Pada September 2016, Kementerian Keuangan Timor Leste bergabung dengan Asian Infrastructure Investment Bank yang berbasis di Beijing, guna memperkuat hubungan diplomatik kedua negara. Dalam beberapa tahun terakhir Cina telah membangun gedung-gedung perkantoran untuk Kementerian Luar Negeri, Departemen Pertahanan, Pasukan Pertahanan, serta Istana Kepresidenan Timor Leste.

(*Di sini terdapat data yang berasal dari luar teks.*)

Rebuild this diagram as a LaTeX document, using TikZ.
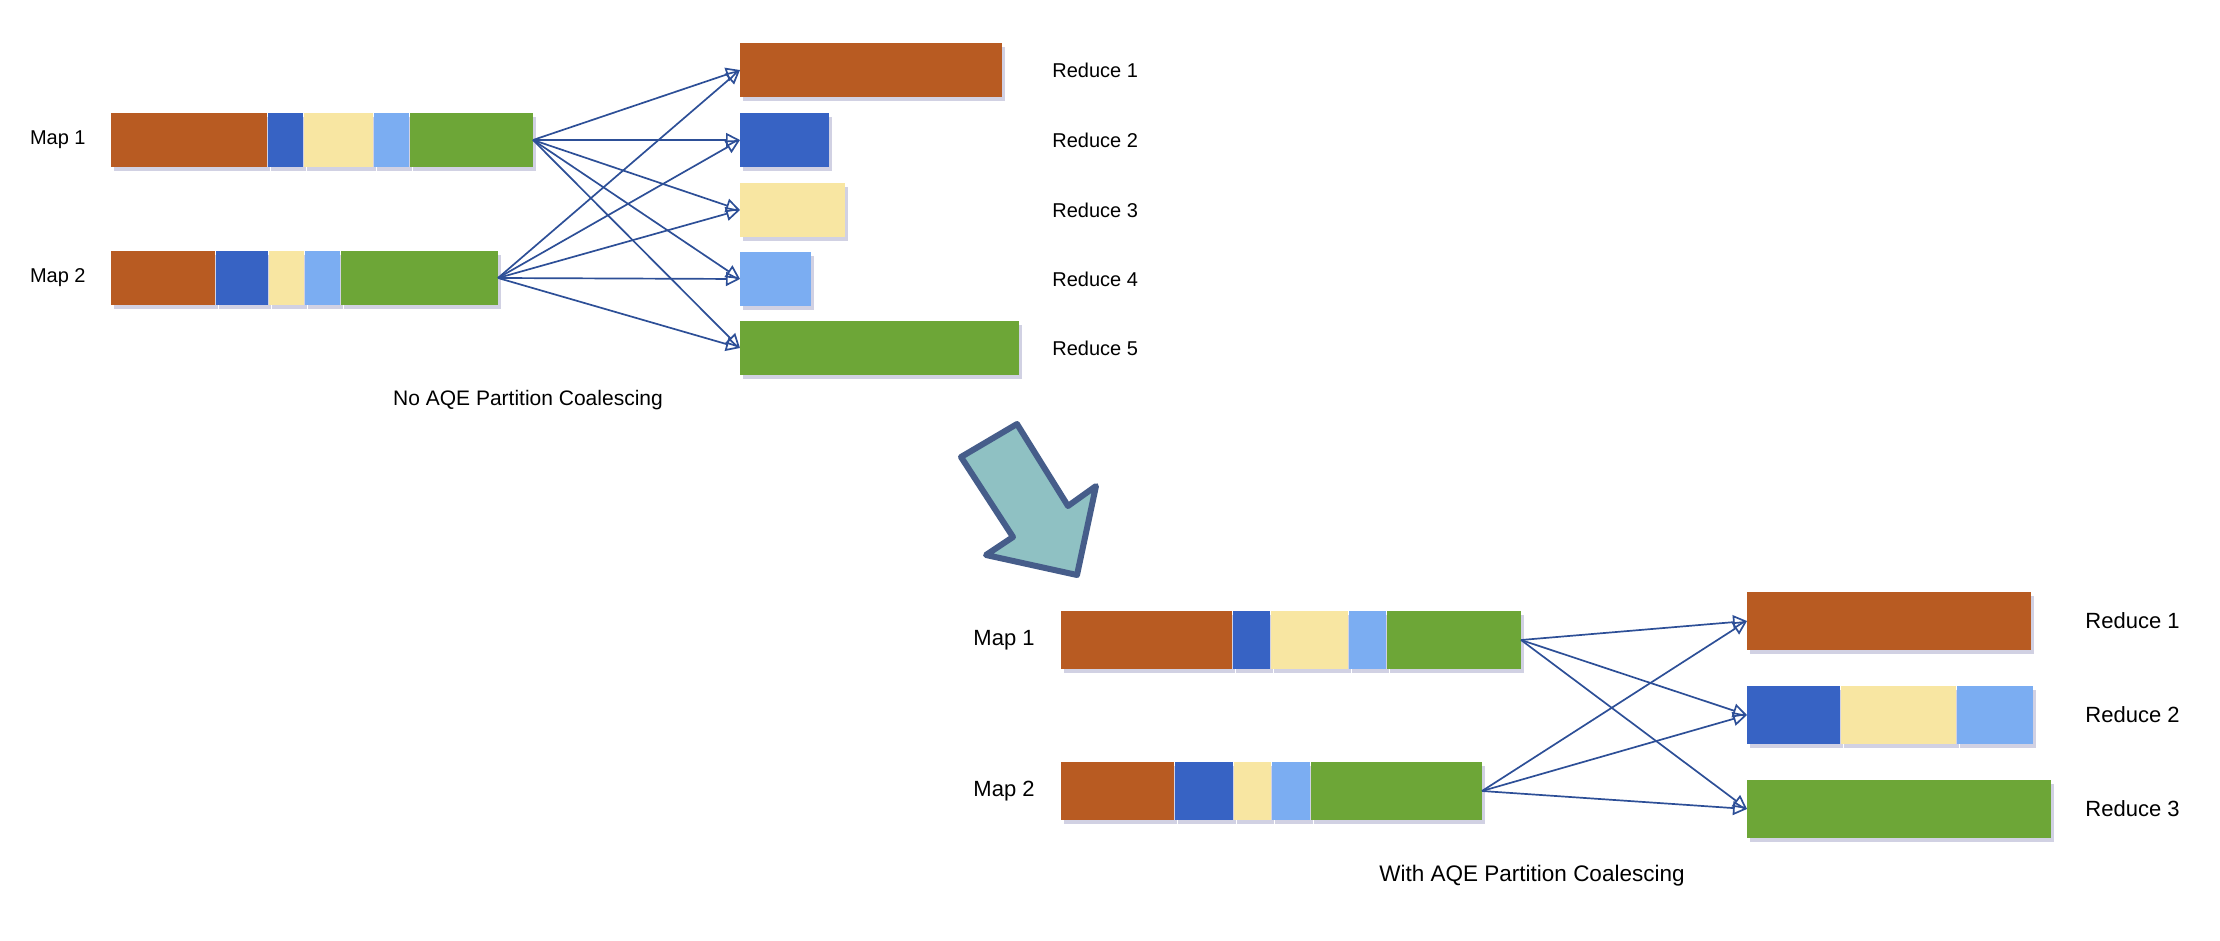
\documentclass[tikz,border=0pt]{standalone}
\usepackage{fontspec}
\setmainfont{Liberation Sans}
\usetikzlibrary{positioning,arrows.meta,shadows}
\definecolor{brn}{HTML}{B85B22}
\definecolor{dblu}{HTML}{3763C4}
\definecolor{ylw}{HTML}{F8E6A2}
\definecolor{lblu}{HTML}{7BADF2}
\definecolor{grn}{HTML}{6DA637}
\definecolor{edg}{HTML}{2D4F97}
\definecolor{bigfill}{HTML}{8FC1C3}
\definecolor{bigline}{HTML}{465D8A}

\begin{document}
\begin{tikzpicture}[x=0.5pt,y=-0.5pt,
        seg/.style={rectangle,inner sep=0pt,minimum height=27pt,anchor=west,
            drop shadow={shadow xshift=1.5pt,shadow yshift=-2pt,opacity=.18,fill=black!60!blue}},
        bseg/.style={seg,minimum height=29pt},
        lbl/.style={inner sep=0pt,font=\fontsize{10}{12}\selectfont},
        blbl/.style={inner sep=0pt,font=\fontsize{11}{13}\selectfont},
        flow/.style={every edge/.style={draw=edg,line width=0.85pt,
            -{Triangle[open,length=7pt,width=7pt]}}}]

    \useasboundingbox (0,0) rectangle (2220,941);

    % no coalescing
    \node[seg,fill=brn,minimum width=78pt] (a1) at (111,140) {};
    \node[seg,fill=dblu,minimum width=17.5pt,right=0pt of a1] (a2) {};
    \node[seg,fill=ylw,minimum width=34.5pt,right=0pt of a2] (a3) {};
    \node[seg,fill=lblu,minimum width=17.5pt,right=0pt of a3] (a4) {};
    \node[seg,fill=grn,minimum width=61.5pt,right=0pt of a4] (a5) {};
    \node[lbl,left=12.5pt of a1] (ma) {Map 1};

    \node[seg,fill=brn,minimum width=52pt] (b1) at (111,278) {};
    \node[seg,fill=dblu,minimum width=26pt,right=0pt of b1] (b2) {};
    \node[seg,fill=ylw,minimum width=17.5pt,right=0pt of b2] (b3) {};
    \node[seg,fill=lblu,minimum width=17.5pt,right=0pt of b3] (b4) {};
    \node[seg,fill=grn,minimum width=78.5pt,right=0pt of b4] (b5) {};
    \node[lbl,left=12.5pt of b1] (mb) {Map 2};

    \node[seg,fill=brn,minimum width=131pt] (r1) at (740,70) {};
    \node[seg,fill=dblu,minimum width=44.5pt] (r2) at (740,140) {};
    \node[seg,fill=ylw,minimum width=52.5pt] (r3) at (740,210) {};
    \node[seg,fill=lblu,minimum width=35.5pt] (r4) at (740,279) {};
    \node[seg,fill=grn,minimum width=139.5pt] (r5) at (740,348) {};

    \node[lbl,anchor=west] (t1) at (1052,70) {Reduce 1};
    \node[lbl,anchor=west] (t2) at (1052,140) {Reduce 2};
    \node[lbl,anchor=west] (t3) at (1052,210) {Reduce 3};
    \node[lbl,anchor=west] (t4) at (1052,279) {Reduce 4};
    \node[lbl,anchor=west] (t5) at (1052,348) {Reduce 5};

    \path[flow]
    (a5.east) edge (r1.west) edge (r2.west) edge (r3.west)
        edge (r4.west) edge (r5.west)
    (b5.east) edge (r1.west) edge (r2.west) edge (r3.west)
        edge (r4.west) edge (r5.west);

    \node[lbl,font=\fontsize{10.5}{12}\selectfont] (c1) at (528,400) {No AQE Partition Coalescing};

    % big arrow
    \draw[fill=bigfill,draw=bigline,line width=3pt,line join=round]
    (961,457) -- (1017,424) -- (1068,506) -- (1096,486) -- (1077,575)
    -- (986,555) -- (1013,537) -- cycle;

    % with coalescing
    \node[bseg,fill=brn,minimum width=85.5pt] (p1) at (1061,640) {};
    \node[bseg,fill=dblu,minimum width=18.5pt,right=0pt of p1] (p2) {};
    \node[bseg,fill=ylw,minimum width=38.5pt,right=0pt of p2] (p3) {};
    \node[bseg,fill=lblu,minimum width=18.5pt,right=0pt of p3] (p4) {};
    \node[bseg,fill=grn,minimum width=67pt,right=0pt of p4] (p5) {};
    \node[blbl,left=13pt of p1] (mp) {Map 1};

    \node[bseg,fill=brn,minimum width=56.5pt] (q1) at (1061,791) {};
    \node[bseg,fill=dblu,minimum width=29pt,right=0pt of q1] (q2) {};
    \node[bseg,fill=ylw,minimum width=18.5pt,right=0pt of q2] (q3) {};
    \node[bseg,fill=lblu,minimum width=19pt,right=0pt of q3] (q4) {};
    \node[bseg,fill=grn,minimum width=85.5pt,right=0pt of q4] (q5) {};
    \node[blbl,left=13pt of q1] (mq) {Map 2};

    \node[bseg,fill=brn,minimum width=142pt] (s1) at (1747,621) {};
    \node[bseg,fill=dblu,minimum width=46.5pt] (s2) at (1747,715) {};
    \node[bseg,fill=ylw,minimum width=57.5pt,right=0pt of s2] (s2b) {};
    \node[bseg,fill=lblu,minimum width=38pt,right=0pt of s2b] (s2c) {};
    \node[bseg,fill=grn,minimum width=152pt] (s3) at (1747,809) {};

    \node[blbl,anchor=west] (u1) at (2085,621) {Reduce 1};
    \node[blbl,anchor=west] (u2) at (2085,715) {Reduce 2};
    \node[blbl,anchor=west] (u3) at (2085,809) {Reduce 3};

    \path[flow]
    (p5.east) edge (s1.west) edge (s2.west) edge (s3.west)
    (q5.east) edge (s1.west) edge (s2.west) edge (s3.west);

    \node[blbl,font=\fontsize{11.25}{13}\selectfont] (c2) at (1532,876) {With AQE Partition Coalescing};

\end{tikzpicture}
\end{document}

Lebih dari seribu pegawai negeri Timor Leste juga telah mengunjungi Cina sebagai bagian dari program pelatihan. Sementara ribuan teknisi Cina juga telah berbagi pengalaman kepada Timor Leste tentang metode pertanian terbaru, perencanaan kota, pengembangan pariwisata dan sebagainya. Cina bahkan menggelontorkan dana senilai $50 juta sebagai pinjaman lunak kepada Timor Leste, seperti diwartakan The Diplomat.

Secara ekonomi, Timor Leste merupakan mitra impor yang murah bagi Cina dan sebaliknya merupakan pasar ekspor potensial bagi negeri Panda. Menurut data statistik pemerintahan, Timor Leste mengeluarkan dana $982 juta untuk impor dan hanya berhasil meraup dana ekspor sebesar $91 juta pada 2014. Cina menjadi penyedia barang terbesar ketiga di Timor Leste setelah Indonesia dan Singapura. 

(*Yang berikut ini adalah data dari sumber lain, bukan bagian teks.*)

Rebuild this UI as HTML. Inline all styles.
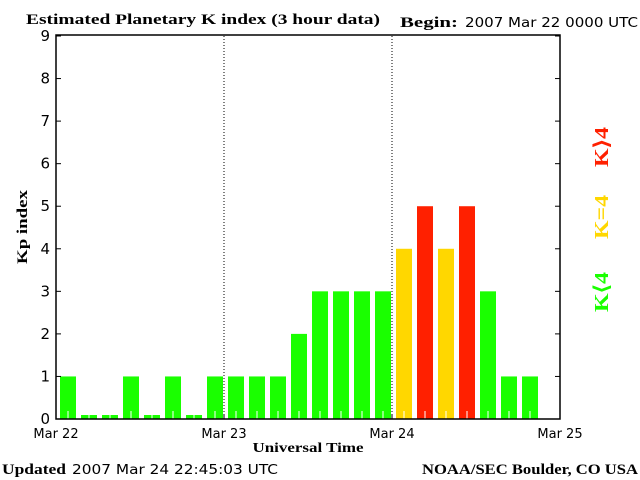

Nikkei Asian Review melaporkan, perusahaan asal Cina membangun berbagai proyek seperti perumahan, fasilitas komersial, sekolah dan bangunan lain dengan biaya sebesar $60 juta. Sebagai balasannya, Timor Leste memberikan dukungannya terhadap proyek Belt and Road yang dilakukan oleh Cina.

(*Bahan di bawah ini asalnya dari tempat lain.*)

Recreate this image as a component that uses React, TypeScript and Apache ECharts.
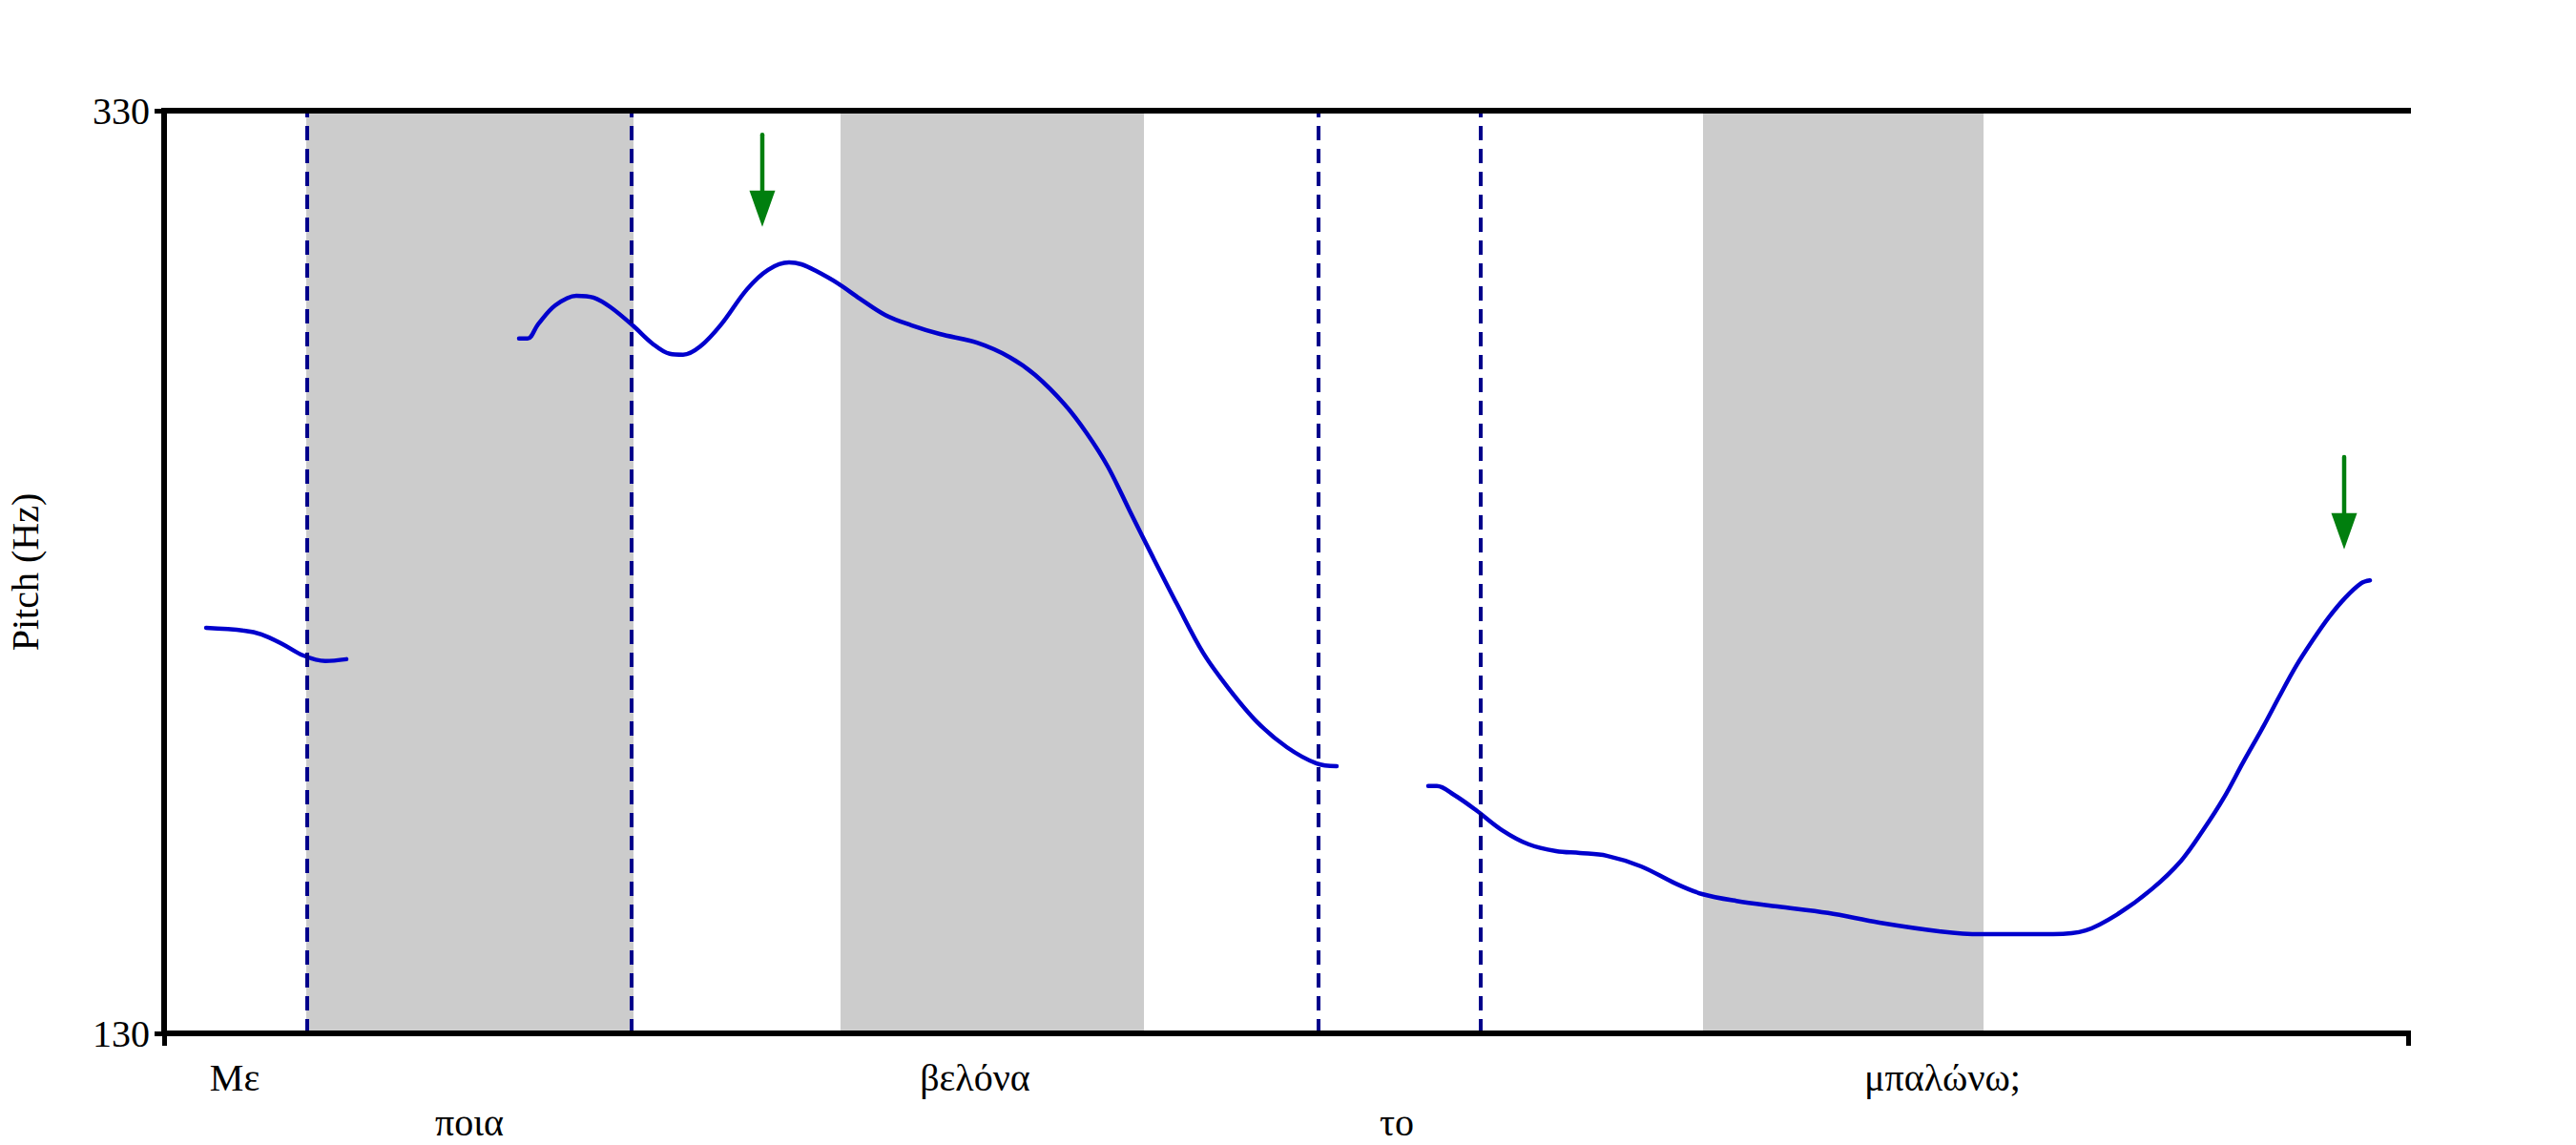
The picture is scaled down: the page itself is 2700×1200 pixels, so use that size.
import React, { useEffect, useRef } from "react";
import * as echarts from "echarts";

// Time axis (s) and pitch axis (Hz)
const xMin = 0;
const xMax = 2.352;
const yMin = 130;
const yMax = 330;
const yTickValues = [130, 330];

// Pitch contour, three voiced stretches
const seg1Time = [0.044, 0.084, 0.102, 0.124, 0.146, 0.169, 0.191];
const seg1Pitch = [217.9, 217.3, 216.5, 214.4, 211.9, 210.7, 211.1];

const seg2Time = [
  0.372, 0.381, 0.392, 0.41, 0.432, 0.45, 0.468, 0.492, 0.512, 0.53, 0.544, 0.562, 0.584, 0.611,
  0.633, 0.655, 0.668, 0.683, 0.706, 0.729, 0.756, 0.783, 0.813, 0.852, 0.886, 0.913, 0.944,
  0.967, 0.989, 1.012, 1.035, 1.062, 1.089, 1.116, 1.146, 1.177, 1.208, 1.229,
];
const seg2Pitch = [
  280.6, 280.6, 283.7, 287.8, 289.9, 289.5, 287.4, 283.3, 279.5, 277.3, 277.1, 278.9, 283.7, 291.3,
  295.5, 297.1, 296.7, 295.3, 292.6, 289.3, 285.7, 283.5, 281.6, 279.7, 276.6, 272.7, 266.3,
  260.1, 252.9, 243.3, 233.8, 222.9, 212.5, 204.7, 197.4, 192.0, 188.5, 187.9,
];

const seg3Time = [
  1.325, 1.334, 1.352, 1.375, 1.402, 1.43, 1.459, 1.484, 1.512, 1.548, 1.584, 1.612, 1.648, 1.691,
  1.744, 1.798, 1.862, 1.904, 1.98, 2.014, 2.048, 2.083, 2.114, 2.138, 2.159, 2.179, 2.2, 2.217,
  2.234, 2.252, 2.269, 2.286, 2.303, 2.312,
];
const seg3Pitch = [
  183.6, 183.6, 181.7, 178.4, 174.1, 171.0, 169.5, 169.1, 168.5, 166.2, 162.5, 160.2, 158.7, 157.5,
  156.1, 154.0, 152.1, 151.5, 151.5, 152.3, 155.9, 161.2, 167.4, 174.3, 181.1, 188.7, 196.4, 203.0,
  209.4, 215.2, 220.2, 224.4, 227.6, 228.2,
];

// Shaded (stressed) syllable intervals
const bandStart = [0.149, 0.709, 1.613];
const bandEnd = [0.492, 1.027, 1.907];

// Word boundaries (dashed lines)
const boundaries = [0.148, 0.492, 1.208, 1.376];

// Words and their row (0 = upper, 1 = lower)
const words = ["Με", "ποια", "βελόνα", "το", "μπαλώνω;"];
const wordRow = [0, 1, 0, 1, 0];

// Green arrows marking pitch peaks: time, shaft top (Hz), tip (Hz)
const arrowTime = [0.627, 2.285];
const arrowTop = [324.8, 254.9];
const arrowTip = [304.8, 234.9];

const FONT = "Liberation Serif";
const LINE_BLUE = "#0000CD";
const DASH_BLUE = "#00008B";
const GREEN = "#007F0E";

function App() {
  const ref = useRef<HTMLDivElement>(null);

  useEffect(() => {
    if (!ref.current) return;
    const chart = echarts.init(ref.current, null, { renderer: "svg" });

    const pair = (t: number[], p: number[]) => t.map((v, i) => [v, p[i]]);
    const wordBounds = [xMin, ...boundaries, xMax];
    const wordData = words.map((w, i) => [
      (wordBounds[i] + wordBounds[i + 1]) / 2,
      wordRow[i],
    ]);
    const arrowData = arrowTime.map((t, i) => [t, arrowTop[i], arrowTip[i]]);

    const lineSeries = (data: number[][]) => ({
      type: "line",
      data,
      smooth: 0.35,
      symbol: "none",
      z: 4,
      lineStyle: { color: LINE_BLUE, width: 4.5, cap: "round" },
    });

    const axisLineStyle = { color: "#000", width: 6, cap: "square" };

    chart.setOption({
      animation: false,
      backgroundColor: "#fff",
      grid: {
        left: 172,
        right: 176,
        top: 116,
        bottom: 117,
        containLabel: false,
        outerBoundsMode: "none",
      },
      xAxis: [
        {
          type: "value",
          min: xMin,
          max: xMax,
          position: "bottom",
          z: 10,
          axisLine: { show: true, lineStyle: axisLineStyle },
          axisTick: {
            show: true,
            length: 13,
            customValues: [xMin, xMax],
            lineStyle: { color: "#000", width: 5 },
          },
          axisLabel: { show: false },
          splitLine: { show: false },
        },
        {
          type: "value",
          min: xMin,
          max: xMax,
          position: "top",
          z: 10,
          axisLine: { show: true, lineStyle: axisLineStyle },
          axisTick: { show: false },
          axisLabel: { show: false },
          splitLine: { show: false },
        },
      ],
      yAxis: [
        {
          type: "value",
          min: yMin,
          max: yMax,
          position: "left",
          z: 10,
          name: "Pitch (Hz)",
          nameLocation: "middle",
          nameGap: 126,
          nameTextStyle: { fontFamily: FONT, fontSize: 40, color: "#000" },
          axisLine: { show: true, lineStyle: axisLineStyle },
          axisTick: {
            show: true,
            length: 10,
            customValues: yTickValues,
            lineStyle: { color: "#000", width: 5 },
          },
          axisLabel: {
            show: true,
            customValues: yTickValues,
            margin: 15,
            fontFamily: FONT,
            fontSize: 40,
            color: "#000",
          },
          splitLine: { show: false },
        },
        {
          type: "value",
          min: yMin,
          max: yMax,
          position: "right",
          z: 10,
          axisLine: { show: true, lineStyle: axisLineStyle },
          axisTick: { show: false },
          axisLabel: { show: false },
          splitLine: { show: false },
        },
      ],
      series: [
        {
          type: "line",
          data: [],
          z: 1,
          silent: true,
          markArea: {
            silent: true,
            itemStyle: { color: "#CCCCCC" },
            data: bandStart.map((s, i) => [{ xAxis: s }, { xAxis: bandEnd[i] }]),
          },
          markLine: {
            silent: true,
            symbol: "none",
            label: { show: false },
            lineStyle: { color: DASH_BLUE, width: 4, type: [15, 9] },
            data: boundaries.map((b) => ({ xAxis: b })),
          },
        },
        lineSeries(pair(seg1Time, seg1Pitch)),
        lineSeries(pair(seg2Time, seg2Pitch)),
        lineSeries(pair(seg3Time, seg3Pitch)),
        {
          type: "custom",
          data: arrowData,
          z: 6,
          silent: true,
          renderItem: (params: any, api: any) => {
            const top = api.coord([api.value(0), api.value(1)]);
            const tip = api.coord([api.value(0), api.value(2)]);
            const headLen = 38;
            const halfW = 13.5;
            return {
              type: "group",
              children: [
                {
                  type: "line",
                  shape: { x1: top[0], y1: top[1], x2: tip[0], y2: tip[1] - headLen + 2 },
                  style: { stroke: GREEN, lineWidth: 4.5, lineCap: "round" },
                },
                {
                  type: "polygon",
                  shape: {
                    points: [
                      [tip[0] - halfW, tip[1] - headLen],
                      [tip[0] + halfW, tip[1] - headLen],
                      [tip[0], tip[1]],
                    ],
                  },
                  style: { fill: GREEN },
                },
              ],
            };
          },
        },
        {
          type: "custom",
          data: wordData,
          z: 6,
          silent: true,
          clip: false,
          renderItem: (params: any, api: any) => {
            const p = api.coord([api.value(0), yMin]);
            const row = api.value(1);
            return {
              type: "text",
              x: p[0],
              y: p[1] + (row ? 93 : 46),
              style: {
                text: words[params.dataIndex],
                fontFamily: FONT,
                fontSize: 40,
                fill: "#000",
                align: "center",
                verticalAlign: "middle",
              },
            };
          },
        },
      ],
    });

    return () => chart.dispose();
  }, []);

  return (
    <div
      ref={ref}
      style={{ position: "fixed", left: 0, top: 0, width: 2700, height: 1200, background: "#fff" }}
    />
  );
}

export default App;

Pertumbuhan ekonomi Timor Leste sejak resmi berdaulat pada 2002 sampai dengan 2006, tumbuh tipis dari $422,92 juta menjadi $440,02 juta. Pertumbuhan ekonomi Timor Leste melaju kencang sejak 2007 sampai dengan 2016, mulai dari $531,26 juta menjadi $1,78 miliar.

Catatan Bank Dunia menyebutkan, pertumbuhan ekonomi Timor Leste tumbuh kencang pada 2016 mencapai 5 persen. Namun, melambat pada 2017 menjadi 4 persen dan diperkirakan mencapai 5 persen pada tahun ini.

Melambatnya investasi asing langsung membuat ekspor barang menjadi penopang pertumbuhan ekonomi. Ekspor barang yang tumbuh dari $18 juta pada 2015, menjadi sekitar $27,4 juta pada 2016 dan meningkat menjadi $28,5 juta di 2017. Kopi menjadi penyumbang besar ekspor negara dengan populasi 1,3 juta jiwa (2017) ini.

Timor Leste menunjukkan kemampuannya untuk mengekspor komoditas berupa kopi yang telah dilakukan sejak 2000. Produksi kopi di tahun itu meningkat 40 persen dan turut mendorong peningkatan pendapatan. Dengan luas lahan perkebunan kopi di Timor Leste pada 2001 mencapai 88.823 hektare dan jumlah produksi mencapai 26.944 ton, mendatangkan pendapatan senilai $10 juta. 

“Jika di rata-rata, maka pendapatan yang diperoleh petani kopi rata-rata sebesar $127 per produksi rumah tangga,” tulis UNDP dalam laporannya (PDF).

Ekspor kopi terus meningkat hampir mencapai $30 juta atau naik lebih dari dua kali lipat selama periode 2014 sampai dengan 2016. Namun pada 2017, nilai ekspor kopi Timor Leste hanya sebesar $14 juta, lantaran gangguan cuaca.

Angka ini berbanding terbalik dibanding pendapatan dari minyak, yang mengalami penurunan tajam dari $1 miliar pada 2015 menjadi hanya senilai $400 juta di 2016. “Produksi minyak Timor Leste berhenti dan meninggalkan defisit fiskal yang membebani tabungan negara,” tulis Bank Dunia dalam laporan berjudul Timor-Leste Economic Update, April 2017: Considerable Gains Made in Poverty.

Laporan Bank Dunia juga menyebutkan, angka kemiskinan di Timor Leste berkurang dengan kecepatan yang lebih cepat dibanding sebagian besar negara. Namun, tingkat kemiskinan di Timor Leste masih tetap tinggi di level 41,8 persen per 2014. 

Angka kemiskinan di Timor Leste justru melonjak dibanding 2001 yang sebesar 36,3 persen dan mencapai puncaknya pada 2007 yaitu 50,4 persen. Tingkat kemiskinan yang paling timpang berada di ibukota negara yaitu Dili (PDF), yang mencerminkan biaya hidup lebih tinggi dibanding distrik lainnya.